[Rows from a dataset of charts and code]
□ □ □
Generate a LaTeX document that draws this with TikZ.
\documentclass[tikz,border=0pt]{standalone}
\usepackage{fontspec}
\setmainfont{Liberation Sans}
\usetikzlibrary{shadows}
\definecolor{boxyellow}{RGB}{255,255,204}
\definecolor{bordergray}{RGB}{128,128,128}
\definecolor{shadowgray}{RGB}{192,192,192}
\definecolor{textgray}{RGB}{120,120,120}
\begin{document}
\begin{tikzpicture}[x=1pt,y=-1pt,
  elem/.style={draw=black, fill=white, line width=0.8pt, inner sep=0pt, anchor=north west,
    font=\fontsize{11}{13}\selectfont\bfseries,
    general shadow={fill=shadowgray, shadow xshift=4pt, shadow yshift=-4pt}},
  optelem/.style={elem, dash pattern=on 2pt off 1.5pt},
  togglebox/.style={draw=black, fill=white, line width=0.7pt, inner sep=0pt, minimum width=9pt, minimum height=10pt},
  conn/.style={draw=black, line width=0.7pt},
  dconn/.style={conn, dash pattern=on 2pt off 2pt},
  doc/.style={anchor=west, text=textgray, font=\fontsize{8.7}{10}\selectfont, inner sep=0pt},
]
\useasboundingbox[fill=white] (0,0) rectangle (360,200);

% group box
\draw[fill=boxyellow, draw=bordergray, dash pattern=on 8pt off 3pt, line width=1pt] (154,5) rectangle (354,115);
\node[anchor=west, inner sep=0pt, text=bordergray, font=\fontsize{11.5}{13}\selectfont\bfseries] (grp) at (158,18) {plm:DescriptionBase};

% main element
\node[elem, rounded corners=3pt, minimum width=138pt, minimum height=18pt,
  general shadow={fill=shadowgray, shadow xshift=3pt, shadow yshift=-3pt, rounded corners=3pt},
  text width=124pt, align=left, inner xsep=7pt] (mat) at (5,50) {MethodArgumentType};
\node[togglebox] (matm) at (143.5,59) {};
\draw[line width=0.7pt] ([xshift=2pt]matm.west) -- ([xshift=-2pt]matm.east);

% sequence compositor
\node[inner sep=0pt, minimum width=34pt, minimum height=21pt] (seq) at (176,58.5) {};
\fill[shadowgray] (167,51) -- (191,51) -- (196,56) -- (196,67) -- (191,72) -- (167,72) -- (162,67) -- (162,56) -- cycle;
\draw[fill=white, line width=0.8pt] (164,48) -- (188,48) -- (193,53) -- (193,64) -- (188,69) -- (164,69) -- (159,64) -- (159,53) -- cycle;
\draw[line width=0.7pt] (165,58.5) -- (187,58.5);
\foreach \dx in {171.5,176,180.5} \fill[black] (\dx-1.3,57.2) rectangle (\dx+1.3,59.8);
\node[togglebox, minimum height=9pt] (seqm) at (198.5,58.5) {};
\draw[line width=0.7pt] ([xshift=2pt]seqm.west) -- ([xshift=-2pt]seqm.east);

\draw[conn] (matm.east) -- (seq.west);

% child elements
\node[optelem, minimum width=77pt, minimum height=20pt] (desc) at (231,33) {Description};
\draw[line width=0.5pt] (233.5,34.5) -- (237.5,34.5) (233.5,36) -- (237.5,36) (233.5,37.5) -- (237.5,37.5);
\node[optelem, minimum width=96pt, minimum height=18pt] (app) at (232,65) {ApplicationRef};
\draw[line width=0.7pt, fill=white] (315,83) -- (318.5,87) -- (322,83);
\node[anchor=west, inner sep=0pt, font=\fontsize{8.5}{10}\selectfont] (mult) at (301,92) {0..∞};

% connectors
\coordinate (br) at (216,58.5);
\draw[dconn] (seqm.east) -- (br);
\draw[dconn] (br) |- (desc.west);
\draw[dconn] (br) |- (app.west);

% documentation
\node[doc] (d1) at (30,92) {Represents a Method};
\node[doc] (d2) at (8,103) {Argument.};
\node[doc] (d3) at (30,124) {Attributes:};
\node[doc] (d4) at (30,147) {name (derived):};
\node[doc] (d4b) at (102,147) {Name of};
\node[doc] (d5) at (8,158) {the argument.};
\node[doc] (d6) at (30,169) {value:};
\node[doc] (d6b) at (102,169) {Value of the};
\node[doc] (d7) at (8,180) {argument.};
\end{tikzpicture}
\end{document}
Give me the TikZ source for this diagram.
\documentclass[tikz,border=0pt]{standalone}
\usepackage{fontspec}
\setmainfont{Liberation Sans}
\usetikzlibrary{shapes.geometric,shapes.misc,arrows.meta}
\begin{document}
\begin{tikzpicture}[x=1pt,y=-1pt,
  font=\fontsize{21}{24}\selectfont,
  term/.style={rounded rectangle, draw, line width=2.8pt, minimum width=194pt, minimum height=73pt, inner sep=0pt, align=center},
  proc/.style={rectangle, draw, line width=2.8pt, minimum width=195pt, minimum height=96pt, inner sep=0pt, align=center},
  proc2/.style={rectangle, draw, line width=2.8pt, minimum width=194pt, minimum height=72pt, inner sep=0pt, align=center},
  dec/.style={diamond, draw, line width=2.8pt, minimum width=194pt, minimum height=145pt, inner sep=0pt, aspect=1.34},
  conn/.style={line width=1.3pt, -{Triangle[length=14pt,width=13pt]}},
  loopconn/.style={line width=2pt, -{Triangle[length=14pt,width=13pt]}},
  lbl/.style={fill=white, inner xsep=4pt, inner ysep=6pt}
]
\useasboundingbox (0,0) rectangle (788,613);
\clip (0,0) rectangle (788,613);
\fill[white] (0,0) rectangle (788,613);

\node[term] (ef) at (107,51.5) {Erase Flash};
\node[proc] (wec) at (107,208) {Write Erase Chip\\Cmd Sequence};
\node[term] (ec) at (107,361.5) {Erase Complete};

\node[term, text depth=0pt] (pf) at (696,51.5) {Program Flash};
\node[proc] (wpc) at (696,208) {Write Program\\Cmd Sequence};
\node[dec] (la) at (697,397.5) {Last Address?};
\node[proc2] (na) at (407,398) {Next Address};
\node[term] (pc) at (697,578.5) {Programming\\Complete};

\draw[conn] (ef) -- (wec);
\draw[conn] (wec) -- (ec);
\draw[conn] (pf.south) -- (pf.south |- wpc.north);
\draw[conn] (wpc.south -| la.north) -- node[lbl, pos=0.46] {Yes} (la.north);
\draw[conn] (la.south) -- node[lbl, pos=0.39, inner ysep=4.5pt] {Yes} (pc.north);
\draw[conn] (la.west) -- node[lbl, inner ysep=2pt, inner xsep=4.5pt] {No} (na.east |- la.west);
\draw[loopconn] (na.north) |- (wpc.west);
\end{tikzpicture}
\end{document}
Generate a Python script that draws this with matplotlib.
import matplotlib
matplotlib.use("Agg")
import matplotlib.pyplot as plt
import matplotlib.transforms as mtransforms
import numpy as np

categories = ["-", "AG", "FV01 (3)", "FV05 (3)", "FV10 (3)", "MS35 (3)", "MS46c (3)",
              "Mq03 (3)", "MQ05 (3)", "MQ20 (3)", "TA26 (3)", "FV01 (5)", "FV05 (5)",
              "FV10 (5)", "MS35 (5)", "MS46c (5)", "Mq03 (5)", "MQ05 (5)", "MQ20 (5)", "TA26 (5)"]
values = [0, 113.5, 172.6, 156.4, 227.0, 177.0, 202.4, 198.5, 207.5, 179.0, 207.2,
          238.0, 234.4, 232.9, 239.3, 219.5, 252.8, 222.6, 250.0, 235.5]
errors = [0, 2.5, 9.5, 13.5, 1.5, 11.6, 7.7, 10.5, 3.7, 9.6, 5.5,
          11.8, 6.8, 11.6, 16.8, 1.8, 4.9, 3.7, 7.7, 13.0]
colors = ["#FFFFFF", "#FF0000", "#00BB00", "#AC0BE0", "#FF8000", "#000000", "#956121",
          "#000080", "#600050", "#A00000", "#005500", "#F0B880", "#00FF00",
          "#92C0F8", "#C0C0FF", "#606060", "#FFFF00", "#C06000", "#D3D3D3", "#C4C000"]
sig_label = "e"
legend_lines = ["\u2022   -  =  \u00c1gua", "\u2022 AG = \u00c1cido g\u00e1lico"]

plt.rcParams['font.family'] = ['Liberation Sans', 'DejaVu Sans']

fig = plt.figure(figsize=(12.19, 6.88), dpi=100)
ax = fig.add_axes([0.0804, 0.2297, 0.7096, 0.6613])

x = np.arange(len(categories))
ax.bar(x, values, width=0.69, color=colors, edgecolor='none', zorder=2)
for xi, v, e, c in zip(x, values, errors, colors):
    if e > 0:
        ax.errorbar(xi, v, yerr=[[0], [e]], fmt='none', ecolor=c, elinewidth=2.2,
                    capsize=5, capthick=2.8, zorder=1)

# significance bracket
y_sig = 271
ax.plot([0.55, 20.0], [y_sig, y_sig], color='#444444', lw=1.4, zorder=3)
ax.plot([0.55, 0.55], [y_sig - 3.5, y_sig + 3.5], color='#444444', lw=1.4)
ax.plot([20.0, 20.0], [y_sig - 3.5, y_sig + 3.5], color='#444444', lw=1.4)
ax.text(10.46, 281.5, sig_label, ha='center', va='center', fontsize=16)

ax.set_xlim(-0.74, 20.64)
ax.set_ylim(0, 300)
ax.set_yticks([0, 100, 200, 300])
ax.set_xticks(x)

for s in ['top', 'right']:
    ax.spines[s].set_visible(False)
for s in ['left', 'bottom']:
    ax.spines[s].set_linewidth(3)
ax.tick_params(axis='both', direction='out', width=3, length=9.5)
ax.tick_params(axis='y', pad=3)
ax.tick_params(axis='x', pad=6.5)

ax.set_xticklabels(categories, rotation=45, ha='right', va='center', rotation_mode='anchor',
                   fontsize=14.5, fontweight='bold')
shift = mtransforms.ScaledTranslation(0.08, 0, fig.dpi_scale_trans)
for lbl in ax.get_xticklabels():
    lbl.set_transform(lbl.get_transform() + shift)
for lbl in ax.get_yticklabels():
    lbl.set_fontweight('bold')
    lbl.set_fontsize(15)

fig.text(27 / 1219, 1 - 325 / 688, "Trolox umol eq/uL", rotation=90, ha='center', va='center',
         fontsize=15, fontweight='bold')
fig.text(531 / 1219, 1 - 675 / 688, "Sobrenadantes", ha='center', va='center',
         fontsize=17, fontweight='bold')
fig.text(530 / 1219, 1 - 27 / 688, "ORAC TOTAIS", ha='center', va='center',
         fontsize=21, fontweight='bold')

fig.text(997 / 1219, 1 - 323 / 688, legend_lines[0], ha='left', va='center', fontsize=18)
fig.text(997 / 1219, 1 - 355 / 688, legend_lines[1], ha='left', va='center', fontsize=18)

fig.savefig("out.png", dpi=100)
□ □ □
Problem to work on
Write down exactly the span of lines above from the one containing "Generate a Python" to the one containing "import numpy as np", both ends included.

In response
Generate a Python script that draws this with matplotlib.
import matplotlib
matplotlib.use("Agg")
import matplotlib.pyplot as plt
import matplotlib.transforms as mtransforms
import numpy as np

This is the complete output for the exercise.